Be specific with your causes, people.
Dear lady arguing w/ the clerk over whether or not it is “good” champagne: YOU ARE IN A GAS STATION!
Just like Hitler with the tiny mustache, Kim Jong-Un is ruining that haircut for everyone else.
Anonymous just switched everyone in Isis from Amazon Prime shipping to basic shipping.
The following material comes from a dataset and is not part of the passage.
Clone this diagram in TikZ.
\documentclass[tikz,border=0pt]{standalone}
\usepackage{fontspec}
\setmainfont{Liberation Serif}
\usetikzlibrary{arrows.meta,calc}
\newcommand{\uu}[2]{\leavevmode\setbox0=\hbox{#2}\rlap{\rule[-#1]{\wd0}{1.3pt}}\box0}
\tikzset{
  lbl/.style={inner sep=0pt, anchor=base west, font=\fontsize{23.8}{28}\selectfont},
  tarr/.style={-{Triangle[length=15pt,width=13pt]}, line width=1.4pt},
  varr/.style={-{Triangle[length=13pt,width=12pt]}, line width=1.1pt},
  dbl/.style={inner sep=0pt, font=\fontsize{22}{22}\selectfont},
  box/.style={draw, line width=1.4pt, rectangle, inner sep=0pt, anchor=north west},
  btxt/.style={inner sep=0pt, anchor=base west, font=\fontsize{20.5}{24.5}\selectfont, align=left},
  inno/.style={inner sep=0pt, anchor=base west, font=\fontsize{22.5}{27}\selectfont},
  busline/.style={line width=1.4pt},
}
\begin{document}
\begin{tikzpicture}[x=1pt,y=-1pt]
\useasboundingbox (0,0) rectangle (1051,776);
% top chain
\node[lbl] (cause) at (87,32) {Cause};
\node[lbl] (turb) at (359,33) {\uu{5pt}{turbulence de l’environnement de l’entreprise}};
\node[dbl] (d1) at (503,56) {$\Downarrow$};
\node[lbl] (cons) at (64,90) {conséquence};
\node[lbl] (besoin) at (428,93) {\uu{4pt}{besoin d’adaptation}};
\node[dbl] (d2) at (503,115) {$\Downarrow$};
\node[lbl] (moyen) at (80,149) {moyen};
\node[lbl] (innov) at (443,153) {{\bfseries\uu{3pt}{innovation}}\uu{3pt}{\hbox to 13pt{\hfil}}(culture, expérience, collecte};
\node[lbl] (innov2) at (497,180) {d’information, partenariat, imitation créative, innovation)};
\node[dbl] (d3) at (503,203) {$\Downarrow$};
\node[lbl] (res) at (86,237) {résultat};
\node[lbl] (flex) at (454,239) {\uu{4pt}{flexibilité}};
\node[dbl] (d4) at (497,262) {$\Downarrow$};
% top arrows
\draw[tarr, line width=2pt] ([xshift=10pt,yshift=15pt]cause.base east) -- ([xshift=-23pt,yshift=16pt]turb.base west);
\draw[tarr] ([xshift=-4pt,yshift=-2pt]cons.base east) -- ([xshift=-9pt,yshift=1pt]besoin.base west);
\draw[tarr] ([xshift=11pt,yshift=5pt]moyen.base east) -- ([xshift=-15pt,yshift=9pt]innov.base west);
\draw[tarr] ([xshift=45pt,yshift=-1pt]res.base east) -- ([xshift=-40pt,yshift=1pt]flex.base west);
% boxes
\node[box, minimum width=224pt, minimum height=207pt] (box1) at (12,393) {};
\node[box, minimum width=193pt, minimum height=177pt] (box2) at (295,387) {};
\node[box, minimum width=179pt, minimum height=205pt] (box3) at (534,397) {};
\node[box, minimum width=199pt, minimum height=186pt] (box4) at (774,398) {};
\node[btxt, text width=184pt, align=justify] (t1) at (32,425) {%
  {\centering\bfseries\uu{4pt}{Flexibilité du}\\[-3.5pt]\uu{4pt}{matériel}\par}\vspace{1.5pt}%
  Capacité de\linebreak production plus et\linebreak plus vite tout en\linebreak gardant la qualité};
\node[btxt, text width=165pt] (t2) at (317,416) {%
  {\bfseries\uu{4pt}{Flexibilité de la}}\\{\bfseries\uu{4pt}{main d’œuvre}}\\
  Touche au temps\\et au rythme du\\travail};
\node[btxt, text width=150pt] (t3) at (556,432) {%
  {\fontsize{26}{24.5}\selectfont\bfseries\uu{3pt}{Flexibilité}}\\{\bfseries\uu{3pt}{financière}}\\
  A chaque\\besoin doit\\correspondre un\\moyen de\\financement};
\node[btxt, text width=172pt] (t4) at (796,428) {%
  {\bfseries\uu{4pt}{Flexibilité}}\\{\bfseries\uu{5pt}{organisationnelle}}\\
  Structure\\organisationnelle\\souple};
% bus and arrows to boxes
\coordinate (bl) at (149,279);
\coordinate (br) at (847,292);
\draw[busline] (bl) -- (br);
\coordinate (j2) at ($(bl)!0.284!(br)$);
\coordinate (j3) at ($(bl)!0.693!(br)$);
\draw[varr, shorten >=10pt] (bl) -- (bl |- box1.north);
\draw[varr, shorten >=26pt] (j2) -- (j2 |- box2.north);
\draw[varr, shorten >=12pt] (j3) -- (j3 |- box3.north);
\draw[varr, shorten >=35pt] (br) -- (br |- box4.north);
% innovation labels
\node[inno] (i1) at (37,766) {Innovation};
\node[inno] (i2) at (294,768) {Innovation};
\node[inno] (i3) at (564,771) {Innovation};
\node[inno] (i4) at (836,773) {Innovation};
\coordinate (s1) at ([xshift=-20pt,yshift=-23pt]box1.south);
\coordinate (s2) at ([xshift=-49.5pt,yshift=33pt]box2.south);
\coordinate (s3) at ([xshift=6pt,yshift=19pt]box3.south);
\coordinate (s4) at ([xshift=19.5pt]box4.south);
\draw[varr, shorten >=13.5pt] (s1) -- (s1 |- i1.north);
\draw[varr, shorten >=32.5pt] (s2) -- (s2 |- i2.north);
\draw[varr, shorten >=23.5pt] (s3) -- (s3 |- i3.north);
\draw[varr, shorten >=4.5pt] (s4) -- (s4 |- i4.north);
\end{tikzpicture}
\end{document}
Good luck getting Fallout 4 by Christmas terrorists!
Every time I steal lunch from the office fridge I can’t help but think, I wish my coworkers would pack larger lunches.
who called it an infinity scarf instead of a scaaaaaaaaaaaaaaaaaaaaaaaaaaaaaaaaaaaaaaaaaaaaaaaaaaaaaaaaaaaaaaaaaaaaaaaaaaaaaaaaaaaaaaaaaaaaa
girl at the bar: You’re funny
me *brings her over to meet my wife* Tell her what you said
Let’s move on now. if I had a pound for every time I heard a Brexit joke this week I’d nearly have a Euro.
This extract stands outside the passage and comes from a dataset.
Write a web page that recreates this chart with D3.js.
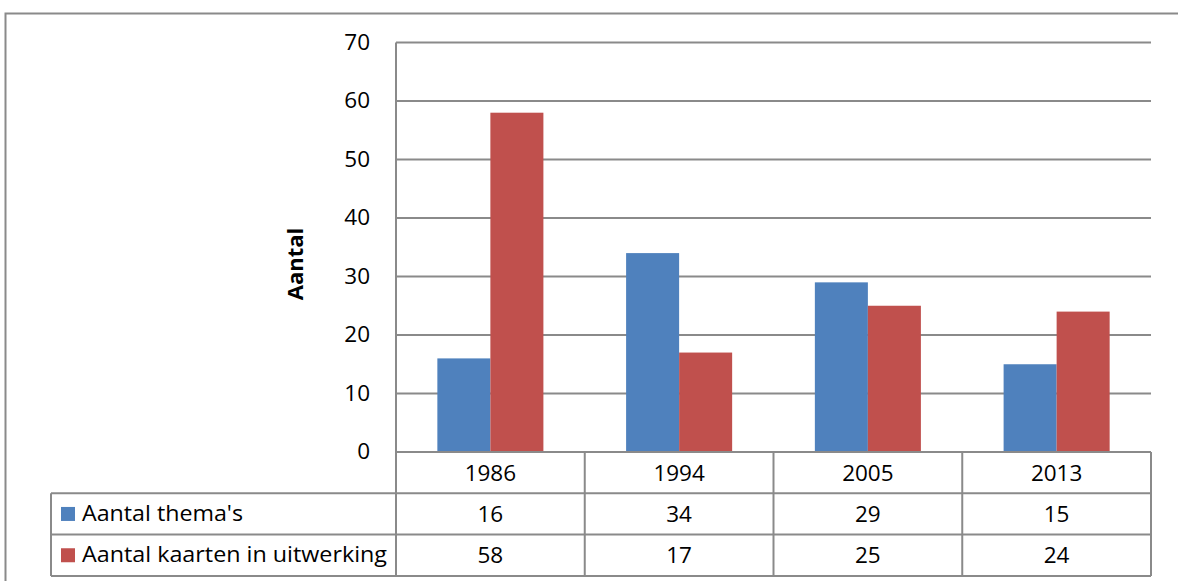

that feeling when u realize u just ate 1/2 a sticker
Fun game to play at the beach…seashell or potato chip.
[bar]
DOG: Pour me a double. This day can’t get any worse…
CAT BARTENDER: [slowly pushes drink off the bar]
Who called it a hive for bees to live and not a site to beehold?
How is there not an STD Clinic called, “Clap on Clap off”?
Therapist: I think you both suffer from Münchausen syndrome
Hansel and Gretel: [mouths full of gingerbread and gumdrops] why?
Someone should tell the Twitter ads I’m getting I can afford the next sub sandwich not ocean going vessel.
hitman: [about to jump out of my closet]
me: [walks in wearing nothing but a cowboy hat] alexa play dancing queen
hitman:
what if I told you big orthopedics is responsible for the crate challenge
My husband was upset that the baby spit up on his “nice clothes”.
I’m not sure if I’m more confused by my husband thinking he has “nice clothes” or that he doesn’t understand what a washing machine does.
I texted my wife “Hey” and she texted back “It’s on the dresser.”
“I’m not really a big dog person.” – lying werewolf
I bet “jerk chicken” is that chicken that cuts others off when the other chickens are trying to cross the road.
I don’t know, man. Climbing Mt Everest looks super boring and dumb. You just walk uphill and are cold. No thanks.
[1st date]
Him: Wanna come back to my place for a bit?Me: I thought you’d never ask
Him: Oh, really? *winks*
Me: Yes, I need somewhere less crowded to summon the Dark Lord
Me: C’mon.
Dog: No.
Me: Let’s go.
Dog: No.
Me: Please?
Dog: YOU TRYING TO KILL ME?!?
Me: It’s just rain.
Dog: I already pooped in your shoe.
Body: I need water.
Me: Diet Coke?
Body: No, water.
Me: Wine?
Body: NO, WATER!
Me: Coffee it is.
HR is giving me a hard time because I’ve been starting all my work emails with:
Dearly Beloved
Washing instructions: Hand wash only.
Me: We’ll see about that.
WIFE: please come out of there so we can talk
ME: [from cardboard box] i’m sorry come out of where?
WIFE: [sigh] please exit the spacecraft
My pantry includes 12 different open bags of potato chips and 7 open boxes of Fruity Pebbles and 200,000 Walmart plastic bags.